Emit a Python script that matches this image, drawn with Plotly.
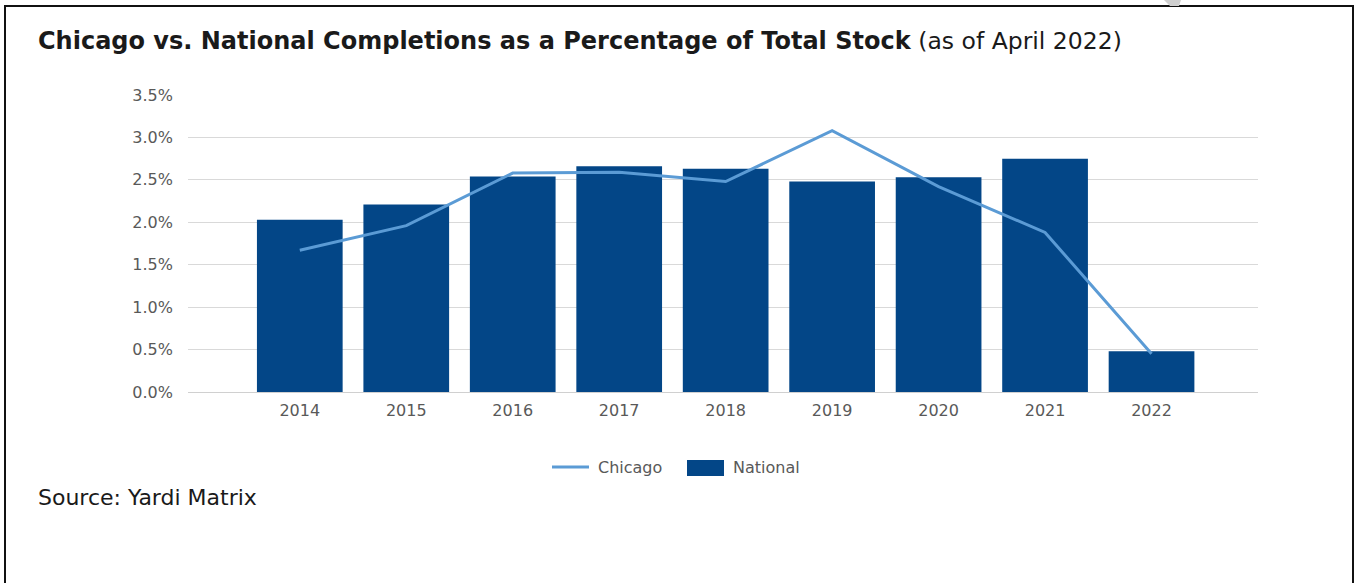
import plotly.graph_objects as go

# Data (% of total stock)
years = [2014, 2015, 2016, 2017, 2018, 2019, 2020, 2021, 2022]
national = [2.03, 2.21, 2.54, 2.66, 2.63, 2.48, 2.53, 2.75, 0.48]
chicago = [1.67, 1.96, 2.58, 2.59, 2.48, 3.08, 2.42, 1.88, 0.45]
y_ticks = [0.0, 0.5, 1.0, 1.5, 2.0, 2.5, 3.0, 3.5]

W, H = 1358, 583
PL, PR, PT, PB = 188, 1258, 95, 392  # plot area in pixels

NAVY = "#034687"
LIGHT = "#5B9BD5"
TXT = "#595959"
FONT = "DejaVu Sans"


def px(x):
    return (x - PL) / (PR - PL)


def py(y):
    return (PB - y) / (PB - PT)


fig = go.Figure()
fig.add_trace(go.Bar(
    x=years, y=national, name="National", marker_color=NAVY,
    marker_line_width=0, width=0.805, showlegend=False,
))
fig.add_trace(go.Scatter(
    x=years, y=chicago, name="Chicago", mode="lines",
    line=dict(color=LIGHT, width=3), showlegend=False,
))

shapes = [
    # outer frame
    dict(type="rect", xref="paper", yref="paper",
         x0=px(5), x1=px(1353), y0=py(600), y1=py(6),
         line=dict(color="#111111", width=2), fillcolor="rgba(0,0,0,0)", layer="below"),
    # small grey wedge at the top edge
    dict(type="path", xref="paper", yref="paper",
         path=f"M {px(1164)} {py(0)} L {px(1181)} {py(0)} L {px(1179)} {py(6)} L {px(1170)} {py(6)} Z",
         fillcolor="#cfcfcf", line=dict(width=0)),
    # legend keys
    dict(type="line", xref="paper", yref="paper",
         x0=px(552), x1=px(589), y0=py(467), y1=py(467),
         line=dict(color=LIGHT, width=3)),
    dict(type="rect", xref="paper", yref="paper",
         x0=px(687), x1=px(724), y0=py(476), y1=py(460),
         fillcolor=NAVY, line=dict(width=0)),
]

annotations = [
    dict(xref="paper", yref="paper", x=px(36), y=py(41), xanchor="left", yanchor="middle",
         showarrow=False,
         text="<b>Chicago vs. National Completions as a Percentage of Total Stock</b>"
              " <span style='font-size:23.5px'>(as of April 2022)</span>",
         font=dict(family=FONT, size=24, color="#1a1a1a")),
    dict(xref="paper", yref="paper", x=px(36), y=py(497), xanchor="left", yanchor="middle",
         showarrow=False, text="Source: Yardi Matrix",
         font=dict(family=FONT, size=22, color="#1a1a1a")),
    dict(xref="paper", yref="paper", x=px(596), y=py(467), xanchor="left", yanchor="middle",
         showarrow=False, text="Chicago", font=dict(family=FONT, size=16, color=TXT)),
    dict(xref="paper", yref="paper", x=px(731), y=py(467), xanchor="left", yanchor="middle",
         showarrow=False, text="National", font=dict(family=FONT, size=16, color=TXT)),
]

fig.update_layout(
    width=W, height=H,
    margin=dict(l=PL, r=W - PR, t=PT, b=H - PB, pad=0),
    paper_bgcolor="white", plot_bgcolor="white",
    shapes=shapes, annotations=annotations,
    font=dict(family=FONT, size=16, color=TXT),
    xaxis=dict(
        range=[2012.95, 2023.0], tickmode="array", tickvals=years,
        ticktext=[str(y) for y in years], showgrid=False, zeroline=False,
        showline=False, ticks="", ticklabelstandoff=7,
        tickfont=dict(family=FONT, size=16, color=TXT),
    ),
    yaxis=dict(
        range=[0, 3.5], tickmode="array", tickvals=y_ticks,
        ticktext=[f"{v:.1f}%" for v in y_ticks],
        showgrid=True, gridcolor="#d9d9d9", gridwidth=1,
        zeroline=True, zerolinecolor="#d0d0d0", zerolinewidth=1,
        showline=False, ticks="", ticklabelstandoff=14,
        tickfont=dict(family=FONT, size=16, color=TXT),
    ),
)

fig.write_html("out.html")
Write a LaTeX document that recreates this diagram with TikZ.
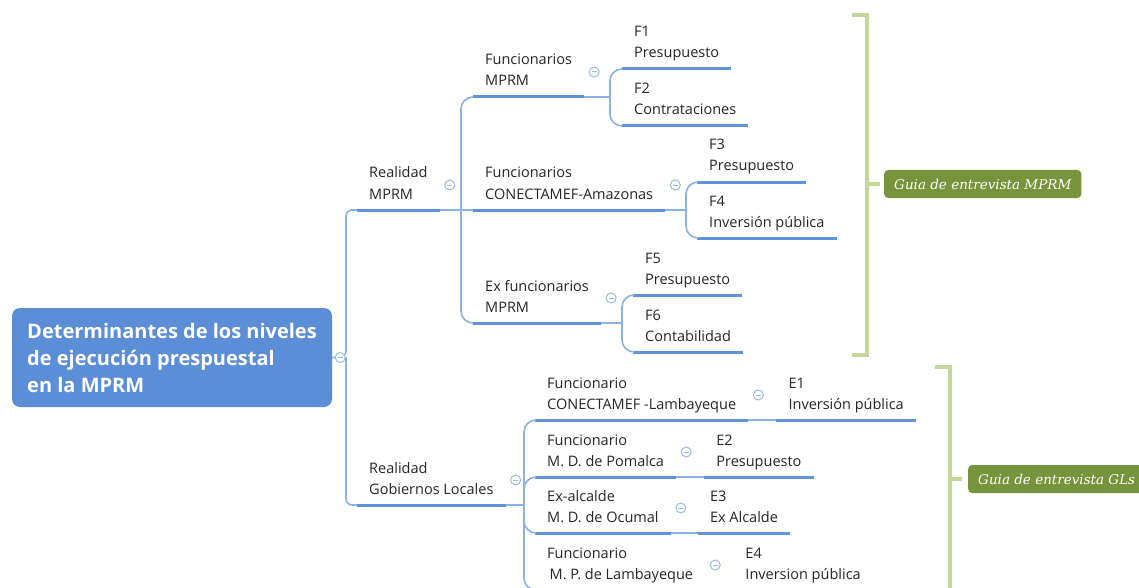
\documentclass[tikz,border=0pt]{standalone}
\usepackage{fontspec}
\setmainfont{Open Sans}
\newfontfamily\guiafont{DejaVu Serif}
\usetikzlibrary{positioning}

\definecolor{mmblue}{HTML}{5B8ED6}
\definecolor{mmline}{HTML}{5F93DA}
\definecolor{mmthin}{HTML}{8CB2E4}
\definecolor{mmknob}{HTML}{9BBBE6}
\definecolor{mmtext}{HTML}{262626}
\definecolor{guiagreen}{HTML}{77933C}
\definecolor{bracketgreen}{HTML}{C4D79B}

\newcommand\topicfont{\fontsize{14.5}{21}\selectfont}
\newcommand\rootfont{\fontsize{20}{27}\selectfont\bfseries}

\tikzset{
  rootbox/.style={rounded corners=8pt, fill=mmblue, text=white, font=\rootfont,
    align=left, minimum width=320pt, minimum height=99pt},
  topic/.style={anchor=south west, align=left, inner xsep=12pt, inner ysep=4.5pt,
    font=\topicfont, text=mmtext,
    execute at begin node=\strut, execute at end node=\strut},
  uline/.style={draw=mmline, line width=3pt},
  conn/.style={draw=mmthin, line width=1.6pt, rounded corners=12pt},
  knob/.style={circle, draw=mmknob, fill=white, line width=1pt, minimum size=10pt,
    inner sep=0pt,
    path picture={\draw[mmknob, line width=1pt]
      ([xshift=-2.5pt]path picture bounding box.center) --
      ([xshift=2.5pt]path picture bounding box.center);}},
  guia/.style={anchor=west, rounded corners=4pt, fill=guiagreen, text=white,
    font=\guiafont\itshape\fontsize{13.5}{16}\selectfont,
    inner xsep=10pt, minimum height=28pt},
  bracket/.style={draw=bracketgreen, line width=4pt},
}

\begin{document}
\begin{tikzpicture}[x=1pt, y=-1pt]
  \useasboundingbox (0,0) rectangle (1139,588);
  \fill[white] (0,0) rectangle (1139,588);
  \clip (0,0) rectangle (1139,588);

  % Central topic
  \node[rootbox] (root) at (172,357.5)
    {Determinantes de los niveles\\de ejecución prespuestal\\en la MPRM};
  \coordinate (trunk) at (346,357);

  % Realidad MPRM branch
  \node[topic] (rmprm) at (357,210) {Realidad\\MPRM};
  \coordinate (jm) at (461,210);
  \node[topic] (fmprm) at (473,97) {Funcionarios\\MPRM};
  \node[topic] (fcon) at (473,210) {Funcionarios\\CONECTAMEF-Amazonas};
  \node[topic] (fex) at (473,323) {Ex funcionarios\\MPRM};
  \coordinate (j1) at (610,97);
  \node[topic] (f1) at (622,69) {F1\\Presupuesto};
  \node[topic] (f2) at (622,126) {F2\\Contrataciones};
  \coordinate (j2) at (686,210);
  \node[topic] (f3) at (697,182) {F3\\Presupuesto};
  \node[topic] (f4) at (697,238) {F4\\Inversión pública};
  \coordinate (j3) at (622,323);
  \node[topic] (f5) at (633,295) {F5\\Presupuesto};
  \node[topic] (f6) at (633,352) {F6\\Contabilidad};

  % Realidad Gobiernos Locales branch
  \node[topic] (rgl) at (357,505) {Realidad\\Gobiernos Locales};
  \coordinate (jg) at (524,505);
  \node[topic] (gcl) at (535,420) {Funcionario\\CONECTAMEF -Lambayeque};
  \node[topic] (gpo) at (535,477) {Funcionario\\M. D. de Pomalca};
  \node[topic] (goc) at (535,533) {Ex-alcalde\\M. D. de Ocumal};
  \node[topic] (gla) at (535,590) {Funcionario\\\hspace*{2.5pt}M. P. de Lambayeque};
  \node[right=28pt of gcl.south east, topic] (e1) {E1\\Inversión pública};
  \node[right=28pt of gpo.south east, topic] (e2) {E2\\Presupuesto};
  \node[right=27pt of goc.south east, topic] (e3) {E3\\Ex Alcalde};
  \node[right=28pt of gla.south east, topic] (e4) {E4\\Inversion pública};

  % underlines
  \foreach \n in {rmprm,fmprm,fcon,fex,f1,f2,f3,f4,f5,f6,rgl,gcl,gpo,goc,gla,e1,e2,e3,e4}
    \draw[uline] (\n.south west) -- (\n.south east);

  % connectors
  \draw[conn, rounded corners=6pt] (root.east) -- (trunk) |- (rmprm.south west);
  \draw[conn, rounded corners=6pt] (trunk) |- (rgl.south west);
  \draw[conn] (rmprm.south east) -- (jm);
  \draw[conn] (jm) |- (fmprm.south west);
  \draw[conn] (jm) -- (fcon.south west);
  \draw[conn] (jm) |- (fex.south west);
  \draw[conn] (fmprm.south east) -- (j1);
  \draw[conn] (j1) |- (f1.south west);
  \draw[conn] (j1) |- (f2.south west);
  \draw[conn] (fcon.south east) -- (j2);
  \draw[conn] (j2) |- (f3.south west);
  \draw[conn] (j2) |- (f4.south west);
  \draw[conn] (fex.south east) -- (j3);
  \draw[conn] (j3) |- (f5.south west);
  \draw[conn] (j3) |- (f6.south west);
  \draw[conn] (rgl.south east) -- (jg);
  \draw[conn] (jg) |- (gcl.south west);
  \draw[conn] (jg) |- (gpo.south west);
  \draw[conn] (jg) |- (goc.south west);
  \draw[conn] (jg) |- (gla.south west);
  \draw[conn] (gcl.south east) -- (e1.south west);
  \draw[conn] (gpo.south east) -- (e2.south west);
  \draw[conn] (goc.south east) -- (e3.south west);
  \draw[conn] (gla.south east) -- (e4.south west);

  % collapse knobs
  \node[knob] (k0) at ([xshift=8pt]root.east) {};
  \foreach \n in {rmprm,fmprm,fcon,fex,rgl,gcl,gpo,goc,gla}
    \node[knob] (k\n) at ([xshift=10pt,yshift=25pt]\n.south east) {};

  % interview guides
  \draw[bracket] (852,15) -- (867,15) -- (867,355) -- (852,355);
  \coordinate (b1) at (867,184);
  \node[guia] (guia1) at (884,184) {Guia de entrevista MPRM};
  \draw[bracket] (b1) -- ([xshift=-4pt]guia1.west);
  \draw[bracket] (935,367) -- (950,367) -- (950,600);
  \coordinate (b2) at (950,479);
  \node[guia] (guia2) at (968,479) {Guia de entrevista GLs};
  \draw[bracket] (b2) -- ([xshift=-6pt]guia2.west);
\end{tikzpicture}
\end{document}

━━━━━━━━━━━━━━━━━━━━

#### What to do:
Exactly restate the lines from the beginning of the data through the line with "import plotly.graph_objects as go", and no others, keeping pictures out.

#### Output:
Emit a Python script that matches this image, drawn with Plotly.
import plotly.graph_objects as go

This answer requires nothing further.